Minister for Energy and Resources Lily D’Ambrosio has launched Victoria’s most comprehensive guide for communities wanting to establish renewable energy projects.
The Guide to Community-Owned Renewable Energy for Victorians covers the commercial, technical, governance and regulatory aspects of establishing renewable energy projects.
Ms D’Ambrosio launched the guide at Hepburn Wind’s annual general meeting at Daylesford on Saturday. Hepburn Wind is Australia’s first community-owned wind farm project, established with the help of the Victorian Government.
The guide will help local groups make informed decisions about establishing community-owned renewable energy projects, including wind, solar, small-scale hydro, geothermal, bioenergy (from waste products) and energy storage technologies.
The guide covers the development of sound business proposals, sources of possible funding (including crowdsourcing, grants and financing options), selecting the most suitable technologies, managing the project, stakeholder consultation and connecting to the grid.

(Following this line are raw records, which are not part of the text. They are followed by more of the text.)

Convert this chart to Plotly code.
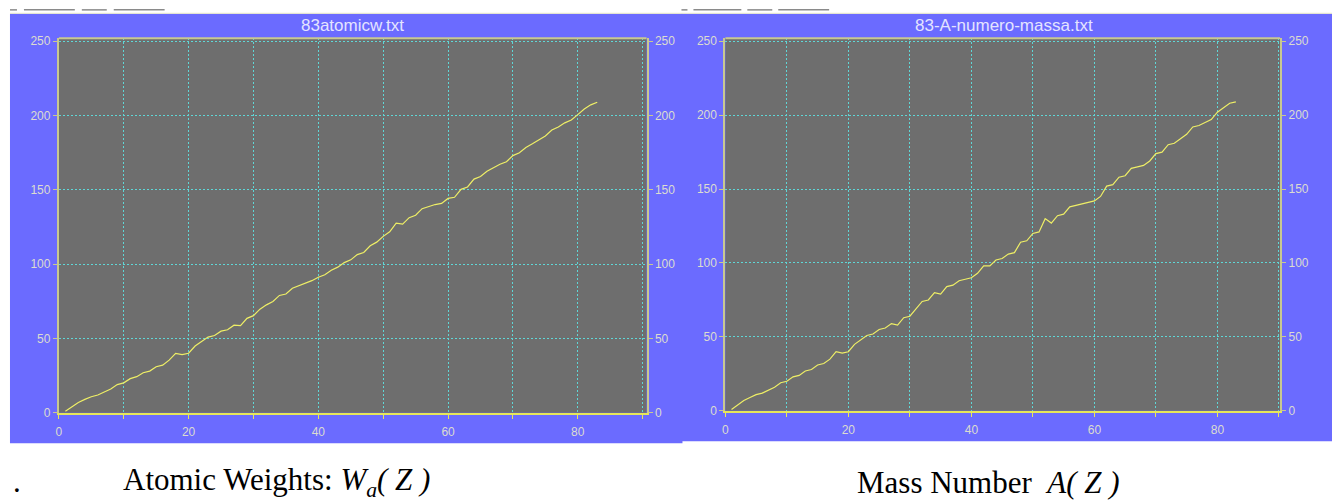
import plotly.graph_objects as go

W, H = 1332, 501

Z = list(range(1, 84))
atomic_weights = [
    1.008, 4.0026, 6.94, 9.0122, 10.81, 12.011, 14.007, 15.999, 18.998, 20.180,
    22.990, 24.305, 26.982, 28.085, 30.974, 32.06, 35.45, 39.948, 39.098, 40.078,
    44.956, 47.867, 50.942, 51.996, 54.938, 55.845, 58.933, 58.693, 63.546, 65.38,
    69.723, 72.630, 74.922, 78.971, 79.904, 83.798, 85.468, 87.62, 88.906, 91.224,
    92.906, 95.95, 98.0, 101.07, 102.91, 106.42, 107.87, 112.41, 114.82, 118.71,
    121.76, 127.60, 126.90, 131.29, 132.91, 137.33, 138.91, 140.12, 140.91, 144.24,
    145.0, 150.36, 151.96, 157.25, 158.93, 162.50, 164.93, 167.26, 168.93, 173.05,
    174.97, 178.49, 180.95, 183.84, 186.21, 190.23, 192.22, 195.08, 196.97, 200.59,
    204.38, 207.2, 208.98,
]
mass_numbers = [
    1, 4, 7, 9, 11, 12, 14, 16, 19, 20,
    23, 24, 27, 28, 31, 32, 35, 40, 39, 40,
    45, 48, 51, 52, 55, 56, 59, 58, 63, 64,
    69, 74, 75, 80, 79, 84, 85, 88, 89, 90,
    93, 98, 98, 102, 103, 106, 107, 114, 115, 120,
    121, 130, 127, 132, 133, 138, 139, 140, 141, 142,
    145, 152, 153, 158, 159, 164, 165, 166, 169, 174,
    175, 180, 181, 184, 187, 192, 193, 195, 197, 202,
    205, 208, 209,
]
x_tickvals = [0, 20, 40, 60, 80]
y_tickvals = [0, 50, 100, 150, 200, 250]
titles = ["83atomicw.txt", "83-A-numero-massa.txt"]


def px(x):
    return x / W


def py(y):
    return 1 - y / H


BLUE = "#6b6bff"
GREY = "#6e6e6e"
GRID = "#5fd6d6"
KHAKI = "#c8c890"
YEL = "#e6e65a"
LINE = "#eeee66"
LBL = "#dcdcd0"
TFONT = dict(family="Liberation Sans, Arial, sans-serif", size=12, color=LBL)
DASH = "2px,2px"

fig = go.Figure()

panels = [
    dict(x0=56, x1=645, y0=35, y1=418, xr=[0, 90.6], data=atomic_weights),
    dict(x0=724, x1=1280, y0=35, y1=416, xr=[0, 90.2], data=mass_numbers),
]

layout = dict(
    width=W, height=H, autosize=False,
    margin=dict(l=0, r=0, t=0, b=0),
    paper_bgcolor="white", plot_bgcolor=GREY,
    showlegend=False,
)

shapes = []
annotations = []

# blue panel backgrounds
shapes.append(dict(type="rect", xref="paper", yref="paper", x0=px(7), x1=px(681),
                   y0=py(449), y1=py(10), fillcolor=BLUE, line=dict(width=0), layer="below"))
shapes.append(dict(type="rect", xref="paper", yref="paper", x0=px(680), x1=px(1332),
                   y0=py(447), y1=py(10), fillcolor=BLUE, line=dict(width=0), layer="below"))
shapes.append(dict(type="line", xref="paper", yref="paper", x0=px(7), x1=px(1332),
                   y0=py(9.5), y1=py(9.5), line=dict(color="#e6e6c8", width=1)))
# small grey dashes at the very top
for a, b in [(7, 14), (21, 72), (79, 104), (111, 162), (680, 686), (692, 740), (746, 771), (777, 828)]:
    shapes.append(dict(type="line", xref="paper", yref="paper", x0=px(a), x1=px(b),
                       y0=py(6), y1=py(6), line=dict(color="#8a8a8a", width=1.5)))

for i, p in enumerate(panels):
    n = i + 1
    xa = "xaxis" if n == 1 else f"xaxis{n}"
    ya_l = 2 * n - 1
    ya_r = 2 * n
    yl_name = "yaxis" if ya_l == 1 else f"yaxis{ya_l}"
    yr_name = f"yaxis{ya_r}"
    xref = "x" if n == 1 else f"x{n}"
    yl_ref = "y" if ya_l == 1 else f"y{ya_l}"
    yr_ref = f"y{ya_r}"
    dom_x = [px(p["x0"]), px(p["x1"])]
    dom_y = [py(p["y1"]), py(p["y0"])]

    # grey plot area
    shapes.append(dict(type="rect", xref="paper", yref="paper", x0=dom_x[0], x1=dom_x[1],
                       y0=dom_y[0], y1=dom_y[1], fillcolor=GREY, line=dict(width=0),
                       layer="below"))

    layout[xa] = dict(domain=dom_x, anchor=yl_ref, range=p["xr"],
                      tickvals=x_tickvals, ticktext=[str(v) for v in x_tickvals],
                      ticks="outside", ticklen=4, tickcolor=YEL, tickfont=TFONT,
                      ticklabelstandoff=3,
                      showgrid=False,
                      minor=dict(dtick=10, tick0=0, ticks="outside", ticklen=4,
                                 tickcolor=YEL, showgrid=True, gridcolor=GRID,
                                 griddash=DASH, gridwidth=1),
                      zeroline=False, showline=True, linecolor=YEL, linewidth=2,
                      mirror=False, fixedrange=True)
    layout[yl_name] = dict(domain=dom_y, anchor=xref, range=[0, 252],
                           tickvals=y_tickvals, ticktext=[str(v) for v in y_tickvals],
                           ticks="outside", ticklen=4, tickcolor=KHAKI, tickfont=TFONT,
                           showgrid=True, gridcolor=GRID, griddash=DASH, gridwidth=1,
                           zeroline=False, showline=True, linecolor=KHAKI, linewidth=2,
                           fixedrange=True)
    layout[yr_name] = dict(anchor=xref, overlaying=yl_ref, side="right",
                           range=[0, 252], tickvals=y_tickvals,
                           ticktext=[str(v) for v in y_tickvals],
                           ticks="outside", ticklen=4, tickcolor=KHAKI, tickfont=TFONT,
                           showgrid=False, zeroline=False, showline=True,
                           linecolor=KHAKI, linewidth=2, fixedrange=True)
    # top border
    shapes.append(dict(type="line", xref="paper", yref="paper", x0=dom_x[0], x1=dom_x[1],
                       y0=dom_y[1], y1=dom_y[1], line=dict(color=KHAKI, width=2)))

    fig.add_trace(go.Scatter(x=Z, y=p["data"], mode="lines", xaxis=xref, yaxis=yl_ref,
                             line=dict(color=LINE, width=1.2), hoverinfo="skip"))
    # same data on the right-hand axis (invisible) so that axis is drawn
    fig.add_trace(go.Scatter(x=Z, y=p["data"], mode="lines", xaxis=xref, yaxis=yr_ref,
                             line=dict(color="rgba(0,0,0,0)", width=0), hoverinfo="skip"))

TTL = dict(family="Liberation Sans, Arial, sans-serif", size=17, color="#e4e4ff")
annotations.append(dict(text=titles[0], xref="paper", yref="paper", x=px(350), y=py(22),
                        xanchor="center", yanchor="middle", showarrow=False, font=TTL))
annotations.append(dict(text=titles[1], xref="paper", yref="paper", x=px(1003), y=py(22),
                        xanchor="center", yanchor="middle", showarrow=False, font=TTL))

CAP = dict(family="Liberation Serif, Times New Roman, serif", size=31, color="black")
annotations.append(dict(text=".", xref="paper", yref="paper", x=px(8), y=py(488),
                        xanchor="left", yanchor="middle", showarrow=False, font=CAP))
annotations.append(dict(text="Atomic Weights: <i>W<sub>a</sub>( Z )</i>", xref="paper", yref="paper",
                        x=px(118), y=py(489), xanchor="left", yanchor="middle",
                        showarrow=False, font=CAP))
annotations.append(dict(text="Mass Number  <i>A( Z )</i>", xref="paper", yref="paper",
                        x=px(854), y=py(489), xanchor="left", yanchor="middle",
                        showarrow=False, font=CAP))

layout["shapes"] = shapes
layout["annotations"] = annotations
fig.update_layout(**layout)

fig.write_html("out.html", config={"displayModeBar": False},
               post_script="document.body.style.margin='0';document.body.style.overflow='hidden';")
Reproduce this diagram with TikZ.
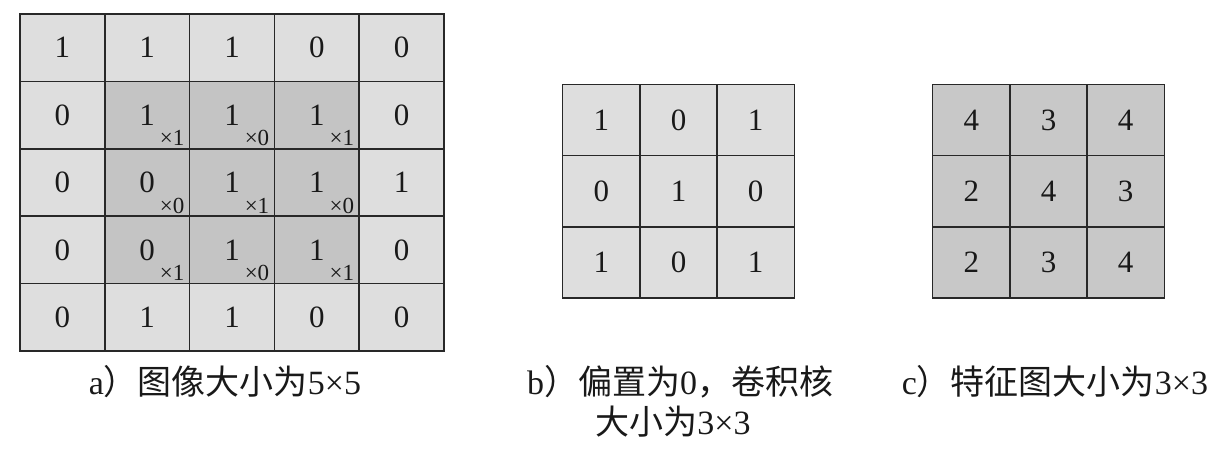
\documentclass[tikz,border=0pt]{standalone}
\usepackage{fontspec}
\setmainfont{Liberation Serif}
\newfontfamily\cjk{Noto Sans CJK SC}
\definecolor{light}{RGB}{222,222,222}
\definecolor{dark}{RGB}{196,196,196}
\definecolor{feat}{RGB}{200,200,200}
\definecolor{edge}{RGB}{40,40,40}
\tikzset{
  cellbox/.style={draw=edge, line width=1.5pt, inner sep=0pt, outer sep=0pt,
     font=\fontsize{31}{31}\selectfont, text=black!90, anchor=north west},
  subtxt/.style={font=\fontsize{23}{23}\selectfont, text=black!90, inner sep=0pt},
  captxt/.style={font=\fontsize{34}{40}\selectfont, text=black!90, inner sep=0pt, align=center}
}
\begin{document}
\begin{tikzpicture}[x=1pt,y=-1pt]
\useasboundingbox (0,0) rectangle (1222,449);
% ---------- (a) 5x5 image ----------
\def\ax{20}\def\ay{14}\def\acw{84.8}\def\ach{67.4}
\foreach \row/\vals in {0/{1,1,1,0,0},1/{0,1,1,1,0},2/{0,0,1,1,1},3/{0,0,1,1,0},4/{0,1,1,0,0}}{
  \foreach \v [count=\c from 0] in \vals {
    \pgfmathsetmacro{\isdark}{(\row>0 && \row<4 && \c>0 && \c<4) ? 1 : 0}
    \ifnum\isdark=1 \def\fc{dark}\else\def\fc{light}\fi
    \node[cellbox, fill=\fc, minimum width=\acw pt, minimum height=\ach pt]
      (a-\row-\c) at ({\ax+\c*\acw},{\ay+\row*\ach}) {\v};
  }
}
\foreach \r/\c/\k in {1/1/1,1/2/0,1/3/1,2/1/0,2/2/1,2/3/0,3/1/1,3/2/0,3/3/1}{
  \node[subtxt] (s-\r-\c) at ([xshift=25pt,yshift=-23pt]a-\r-\c.center) {×\k};
}
% ---------- (b) kernel ----------
\def\bx{562.7}\def\by{84.3}\def\bcw{77.2}\def\bch{71.3}
\foreach \row/\vals in {0/{1,0,1},1/{0,1,0},2/{1,0,1}}{
  \foreach \v [count=\c from 0] in \vals {
    \node[cellbox, fill=light, minimum width=\bcw pt, minimum height=\bch pt]
      (b-\row-\c) at ({\bx+\c*\bcw},{\by+\row*\bch}) {\v};
  }
}
% ---------- (c) feature map ----------
\def\cx{932.7}
\foreach \row/\vals in {0/{4,3,4},1/{2,4,3},2/{2,3,4}}{
  \foreach \v [count=\c from 0] in \vals {
    \node[cellbox, fill=feat, minimum width=\bcw pt, minimum height=\bch pt]
      (c-\row-\c) at ({\cx+\c*\bcw},{\by+\row*\bch}) {\v};
  }
}
% ---------- captions ----------
\node[captxt] (capa) at (225,382) {a{\cjk ）图像大小为}5×5};
\node[captxt] (capb) at (680,382) {b{\cjk ）偏置为}0{\cjk ，卷积核}};
\node[captxt] (capb2) at (673,422) {{\cjk 大小为}3×3};
\node[captxt] (capc) at (1055,382) {c{\cjk ）特征图大小为}3×3};
\end{tikzpicture}
\end{document}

The Andrews Labor Government’s support for community-owned renewable energy projects include:
- $200,000 grant to a community group in Newstead to develop a master plan for transitioning the town to 100 per cent renewable energy
- $100,00 grant for the Macedon Ranges Sustainability Group to build a solar farm at the Black Forest Timber Mill in Woodend
- Drafting a discussion paper for community input ahead of delivering our commitment for the Macedon Ranges community wind farms.
Quotes attributable to Minister for Energy and Resources Lily D’Ambrosio
“The renewable energy industry provides opportunities to grow Victoria’s economy, create new jobs and preserve our environment.”
“This new resource gives local community groups considering renewable energy projects the guidelines they need to make the best choices.”
“We’ve restarted renewable energy in Victoria, and now we’re committed to making our state the industry leader. That includes supporting community-owned projects including wind, solar and small-scale hydro.”